Duemig: Any word on [Vladislav] Namestnikov’s injury in the Worlds?
Namestnikov helped off the ice after puck struck his foot. pic.twitter.com/pPJYJ5GzOV— Aivis Kalniņš (@A_Kalnins) May 18, 2017
Yzerman: Nothing yet, no. I was watching the game. I believe he blocked a shot. I haven’t heard anything. Hopefully we’ll hear something maybe from his agent, maybe from Vladdy [Namestnikov]. I don’t expect the Russian national team to give us a call and give us an update.

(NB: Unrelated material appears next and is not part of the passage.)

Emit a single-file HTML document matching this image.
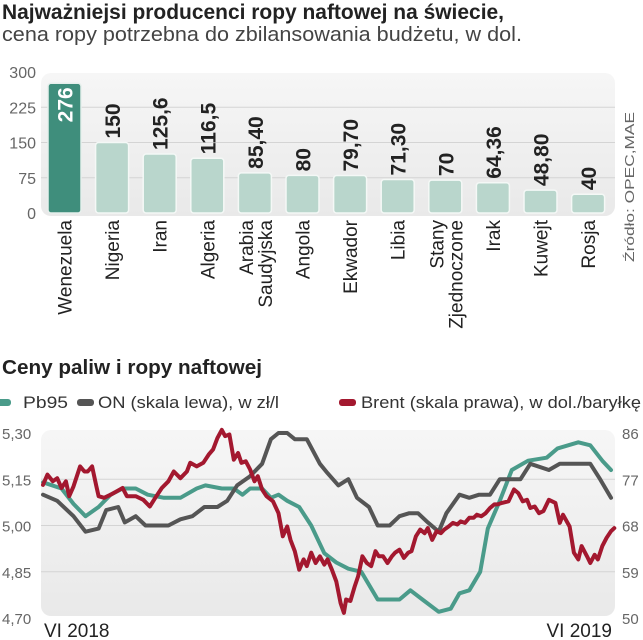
<!DOCTYPE html>
<html><head><meta charset="utf-8"><style>
html,body{margin:0;padding:0;background:#fff;}
svg{display:block;font-family:"Liberation Sans",sans-serif;}
</style></head><body>
<svg id="c" width="643" height="640" viewBox="0 0 643 640">
<defs>
<linearGradient id="bg" x1="0" y1="0" x2="0" y2="1"><stop offset="0" stop-color="#f6f6f6"/><stop offset="1" stop-color="#e9e9e9"/></linearGradient>
</defs>
<text x="2" y="19" font-size="21" font-weight="bold" fill="#222" textLength="502" lengthAdjust="spacingAndGlyphs">Najważniejsi producenci ropy naftowej na świecie,</text>
<text x="2" y="41" font-size="20" fill="#444" textLength="520" lengthAdjust="spacingAndGlyphs">cena ropy potrzebna do zbilansowania budżetu, w dol.</text>
<rect x="41" y="73" width="574" height="143" rx="10" fill="url(#bg)"/>
<g id="bars"></g>
<text transform="translate(634,262) rotate(-90)" font-size="13" fill="#666" textLength="150" lengthAdjust="spacingAndGlyphs">Źródło: OPEC,MAE</text>
<text x="2" y="374" font-size="20" font-weight="bold" fill="#222" textLength="260" lengthAdjust="spacingAndGlyphs">Ceny paliw i ropy naftowej</text>
<g>
<rect x="-6" y="399" width="17" height="7" rx="3" fill="#4a9b8a"/>
<text x="23" y="408" font-size="17" fill="#333" textLength="45" lengthAdjust="spacingAndGlyphs">Pb95</text>
<rect x="77" y="399" width="17" height="7" rx="3" fill="#555"/>
<text x="98" y="408" font-size="17" fill="#333" textLength="181" lengthAdjust="spacingAndGlyphs">ON (skala lewa), w zł/l</text>
<rect x="339" y="399" width="17" height="7" rx="3" fill="#a3182f"/>
<text x="361" y="408" font-size="17" fill="#333" textLength="280" lengthAdjust="spacingAndGlyphs">Brent (skala prawa), w dol./baryłkę</text>
</g>
<rect x="41" y="430" width="574" height="186" rx="10" fill="url(#bg)"/>
<g id="lines"></g>
<text x="44" y="637" font-size="19" fill="#222">VI 2018</text>
<text x="612" y="637" font-size="19" fill="#222" text-anchor="end">VI 2019</text>
</svg>
<script>
const countries=[["Wenezuela"],["Nigeria"],["Iran"],["Algeria"],["Arabia","Saudyjska"],["Angola"],["Ekwador"],["Libia"],["Stany","Zjednoczone"],["Irak"],["Kuwejt"],["Rosja"]];
const barValues=[276,150,125.6,116.5,85.4,80,79.7,71.3,70,64.36,48.8,40];
const barLabels=["276","150","125,6","116,5","85,40","80","79,70","71,30","70","64,36","48,80","40"];
const barTicks=[0,75,150,225,300];

const leftTicks=[4.70,4.85,5.00,5.15,5.30];
const leftTickLabels=["4,70","4,85","5,00","5,15","5,30"];
const rightTicks=[50,59,68,77,86];
const pbWeeks=[0,1.7,2.8,3.9,5.1,6.2,7.3,8.5,9.6,11.1,12.6,14.1,14.9,16.4,17.5,18.3,19.0,20.1,20.9,21.6,22.4,23.5,24.6,25.8,26.9,28.0,29.2,30.7,31.4,32.7,33.7,34.8,36.3,37.4,38.2,39.1,40.1,40.8,41.9,43.0,44.5,46.2,47.2,49.1,50.2,51.3,52.1];
const pbValues=[5.14,5.12,5.07,5.03,5.06,5.10,5.12,5.12,5.10,5.09,5.09,5.12,5.13,5.12,5.12,5.10,5.12,5.12,5.09,5.10,5.08,5.06,5.00,4.91,4.88,4.86,4.85,4.76,4.76,4.76,4.79,4.76,4.72,4.73,4.78,4.79,4.85,4.99,5.08,5.18,5.21,5.22,5.25,5.27,5.26,5.21,5.18];
const onWeeks=[0,1.3,2.8,3.9,5.1,5.8,6.9,7.5,8.5,9.4,11.5,12.6,13.7,14.8,16.0,16.9,17.8,19.0,20.1,20.9,21.6,22.4,23.1,24.2,25.4,26.1,27.1,28.0,28.8,29.9,30.7,31.8,32.7,33.6,34.4,35.3,36.3,37.0,38.2,39.1,40.0,41.0,41.9,42.9,43.8,44.7,46.4,47.4,50.2,51.1,52.1];
const onValues=[5.10,5.08,5.03,4.98,4.99,5.05,5.06,5.01,5.03,5.00,5.00,5.02,5.03,5.06,5.06,5.08,5.13,5.16,5.20,5.28,5.30,5.30,5.28,5.28,5.20,5.17,5.13,5.15,5.09,5.06,5.00,5.00,5.03,5.04,5.04,5.01,4.98,5.04,5.10,5.09,5.10,5.10,5.15,5.15,5.15,5.20,5.18,5.20,5.20,5.15,5.09];
const brentWeeks=[0,0.4,0.9,1.3,1.7,2.1,2.4,2.8,3.4,3.8,4.1,4.5,4.9,5.1,5.6,6.2,6.8,7.3,7.7,8.5,9.2,9.8,10.3,10.9,11.5,12.0,12.6,13.2,13.5,14.1,14.7,15.2,15.6,16.0,16.4,16.7,17.1,17.5,17.9,18.2,18.6,19.0,19.4,19.7,20.1,20.5,21.1,21.6,22.0,22.4,22.7,23.1,23.5,23.9,24.2,24.6,25.0,25.4,25.8,26.1,26.5,26.9,27.3,27.6,27.8,28.2,28.6,28.9,29.3,29.7,30.1,30.5,30.8,31.2,31.6,32.0,32.3,32.7,33.1,33.5,33.8,34.2,34.6,35.0,35.3,35.7,36.1,36.5,36.8,37.2,37.6,38.0,38.3,38.7,39.1,39.5,39.8,40.2,40.6,41.0,41.4,41.7,42.1,42.7,43.2,43.6,44.0,44.4,44.7,45.1,45.5,45.9,46.4,47.0,47.4,47.7,48.3,48.7,49.1,49.4,49.9,50.2,50.6,50.9,51.3,51.7,52.1,52.4];
const brentValues=[75.9,77.9,76.6,77.2,75.3,76.6,73.7,75.6,79.5,78.5,78.5,79.5,75.6,73.7,73.4,74.0,74.7,75.3,73.7,73.7,73.0,71.7,73.4,75.3,76.6,78.5,77.2,78.5,80.2,79.5,80.2,81.8,82.8,85.0,86.6,85.4,85.7,80.8,82.1,80.2,80.5,78.9,76.6,77.6,75.0,73.7,72.7,70.4,65.9,67.8,65.2,63.0,59.4,61.4,60.1,62.7,60.7,62.0,60.4,61.4,59.4,57.1,52.9,51.0,53.6,53.3,56.2,58.1,62.0,60.7,60.1,63.0,62.0,62.0,60.7,62.0,62.7,63.3,61.7,62.7,63.0,65.9,67.2,66.5,67.5,65.2,66.9,66.5,67.2,67.8,68.5,68.2,68.8,68.5,69.5,69.5,70.1,69.8,70.4,71.4,72.1,72.1,72.4,72.7,75.0,74.3,72.7,73.0,71.4,71.7,70.4,70.8,73.0,72.4,68.5,70.1,67.8,62.7,61.4,64.0,62.0,60.7,62.3,61.4,64.0,65.6,66.9,67.5];

const NS="http://www.w3.org/2000/svg";
function mk(tag,attrs,parent,text){const e=document.createElementNS(NS,tag);for(const k in attrs)e.setAttribute(k,attrs[k]);if(text!==undefined)e.textContent=text;parent.appendChild(e);return e;}

// bar chart
const bars=document.getElementById('bars');
const by=v=>213-v*(141/300);
const bx=i=>48+i*47.6;
const bw=33;
barTicks.forEach(t=>{
  if(t>0&&t<300){const l=mk('line',{x1:41,x2:615,y1:by(t),y2:by(t),stroke:'#d4d4d4','stroke-width':1},bars);
  
  }
  const tx=mk('text',{x:36,y:by(t)+6,'font-size':16,fill:'#666','text-anchor':'end'},bars,String(t));
  
  
});
barValues.forEach((v,i)=>{
  const x=bx(i),y=by(v);
  const r=mk('rect',{x:x,y:y,width:bw,height:213-y,rx:3,fill:i===0?'#3f8e7c':'#b9d6cc',stroke:i===0?'#e6efec':'#f4f8f6','stroke-width':1.5},bars);
  
  
  let lt;
  if(i===0){
    lt=mk('text',{transform:`translate(${x+bw/2+8},${y+4}) rotate(-90)`,'font-size':21,'font-weight':'bold',fill:'#fff','text-anchor':'end'},bars,barLabels[i]);
  }else{
    lt=mk('text',{transform:`translate(${x+bw/2+8},${y-4}) rotate(-90)`,'font-size':21,'font-weight':'bold',fill:'#222','text-anchor':'start'},bars,barLabels[i]);
  }
  
  
  const lines=countries[i];
  lines.forEach((s,j)=>{
    const off=lines.length===1?7:(j===0?-2:17);
    const ct=mk('text',{transform:`translate(${x+bw/2+off},220) rotate(-90)`,'font-size':19,fill:'#222','text-anchor':'end'},bars,s);
    
    
  });
});

// line chart
const g=document.getElementById('lines');
const ly=v=>433+(5.30-v)/0.60*185;
const ry=v=>433+(86-v)/36*185;
const lx=w=>43+w/52.1*568;
[5.15,5.00,4.85].forEach(t=>{
  const l=mk('line',{x1:41,x2:615,y1:ly(t),y2:ly(t),stroke:'#d4d4d4','stroke-width':1},g);
  
  
});
leftTicks.forEach((t,i)=>{
  const tx=mk('text',{x:2,y:ly(t)+6,'font-size':15,fill:'#666'},g,leftTickLabels[i]);
  
  
});
rightTicks.forEach(t=>{
  const tx=mk('text',{x:622,y:ry(t)+6,'font-size':15,fill:'#666'},g,String(t));
  
  
});
function path(xs,ys){return xs.map((x,i)=>(i?'L':'M')+x.toFixed(1)+' '+ys[i].toFixed(1)).join(' ');}
const pb=mk('path',{d:path(pbWeeks.map(lx),pbValues.map(ly)),fill:'none',stroke:'#4a9b8a','stroke-width':4,'stroke-linejoin':'round','stroke-linecap':'round'},g);


const on=mk('path',{d:path(onWeeks.map(lx),onValues.map(ly)),fill:'none',stroke:'#555','stroke-width':4,'stroke-linejoin':'round','stroke-linecap':'round'},g);


const br=mk('path',{d:path(brentWeeks.map(lx),brentValues.map(ry)),fill:'none',stroke:'#a3182f','stroke-width':4,'stroke-linejoin':'round','stroke-linecap':'round'},g);


</script>
</body></html>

Duemig: [laughs] I wouldn’t either, as far as that’s concerned. It’s got to be a general manager’s nightmare to sit there and watch your team. You want them to be able to play but you’re holding your breath, are you not?
Yzerman: I don’t worry too much. The guys - I’m glad they’re there. I want them to play. The reality is that they can get hurt crossing the street, so I just don’t worry about it. I think it’s a good experience for them.
Duemig: Alright, well good. That’s fine with me. We’re watching [Nikita] Kucherov play with the Russian team. I will ask about his statements post-season, but he’s putting that all behind him. He’s got I think six goals already and doing some good things in the World Championships.
Yzerman: Yeah, he’s a great player. I think they’ve got him on a line with [Chicago Blackhawks forward Artemi] Panarin. I know he’s played a little bit with Vladdy. He’s an elite player. I expect him to do well over there.
Duemig: You have to be starting your planning in two more years. Is it two more or three more?
Yzerman: Two more, yeah. His contract is up in two [years]. For sure we’ll have to make sure we have the cap space available, assuming he continues on the career path he’s on. Again, I expect him to get even better. We’ll be prepared for that when the time comes.
Duemig: Well I would ask you, is he on the level with Stamkos as far as the scoring is concerned?
Yzerman: He’s a little bit different type of player than Stammer. He hasn’t been in the league - like Stammer’s done it year after year after year. Kuch is on his way to that level. We see him as an elite forward in the NHL, just like Stammer.
Duemig: Well Steve, I appreciate you calling in. It’s a treat to get to talk to you in the off-season. I’ll see you up in Chicago at the draft. I want to get back in the swing of things and Chicago is a special place for me. Thank you very much for joining us. Take it easy.
Yzerman: [chuckles] All right Steve. You take it easy. I’ll see you in Chicago.
Duemig: All right. I’ll definitely be taking it easy. Thank you. Steve Yzerman, our guest. A little bit early, but you take him when you can get him. That’s a bonus.